Former Zanu PF politburo member and ex-Energy minister
Dzikamai Mavhaire last week became the latest party official to dump Mujuru
announcing he had joined the MDC Alliance led by Nelson Chamisa.
The former vice-president contested her first presidential
election as an opposition leader after putting together a coalition of fringe
parties that constituted the People’s Rainbow Coalition (PRC) but came out
severely bruised.
Mujuru was humiliated in the polls won by President
Emmerson Mnangagwa, her former fierce rival in Zanu PF.
She blamed her loss on a skewed electoral playing field and
alleged rigging by Zanu PF, but former senior NPP leaders that have abandoned
her to seek new political homes in the rulling party and MDC Alliance believe
she was her own worst enemy.
Itai Munyoro, a former NPP senior official, said Mujuru’s
refusal to join the MDC Alliance ahead of the elections was to blame for her
misfortunes.
“Instead of pursuing a meaningful coalition, our party went
into a coalition with relatively small parties, which only comprised of
leadership alone without significant numbers at the grassroots,” he said.
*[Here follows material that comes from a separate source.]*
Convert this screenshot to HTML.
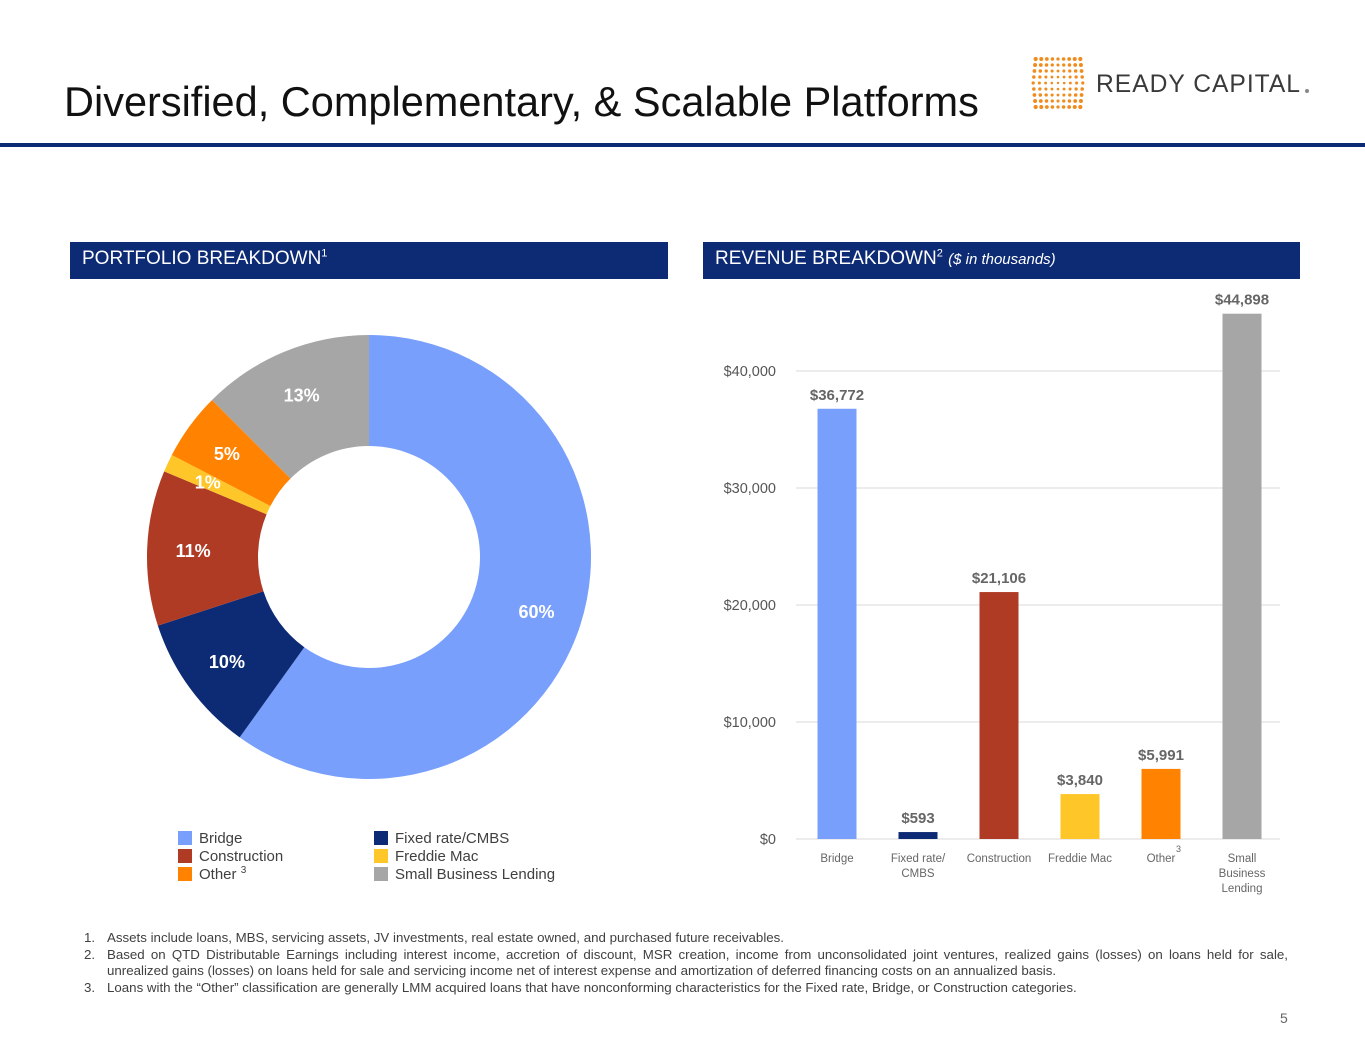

“Some of the parties didn’t even have structures and this
didn’t add any value.”
In April last year, Mujuru and late MDC-T leader Morgan
Tsvangirai signed a memorandum of understanding (MoU) that signified a
commitment to work together and to field one strong presidential candidate in
the July elections.
The two went as far as addressing a joint rally in Gweru,
raising expectations that Mujuru would join the MDC Alliance to fight Zanu PF.
However, the MoU did not lead to anything and the death of
Tsvangirai early this year marked the end of any formal discussions between
Mujuru and the MDC.
Jeffreyson Chitando, another senior NPP leader who has
joined MDC Alliance, said only Mujuru knew why she did not want to pursue an
alliance with Chamisa.
“The party before elections, well before nomination court,
resolved and gave Mujuru seven days to complete the coalition talks with MDC
Alliance president Nelson Chamisa, but she did not implement that resolution,”
he said.
“It is to her best knowledge why she did not.”
Munyoro said many people who helped Mujuru form the NPP
soon after she was dumped by Zanu PF in 2004 for allegedly plotting to topple
then president Robert Mugabe were not convinced by her type of politics.
“A lot of people who have left both MDC and Zanu PF because
of similar problems didn’t see direction of the party at all,” he said.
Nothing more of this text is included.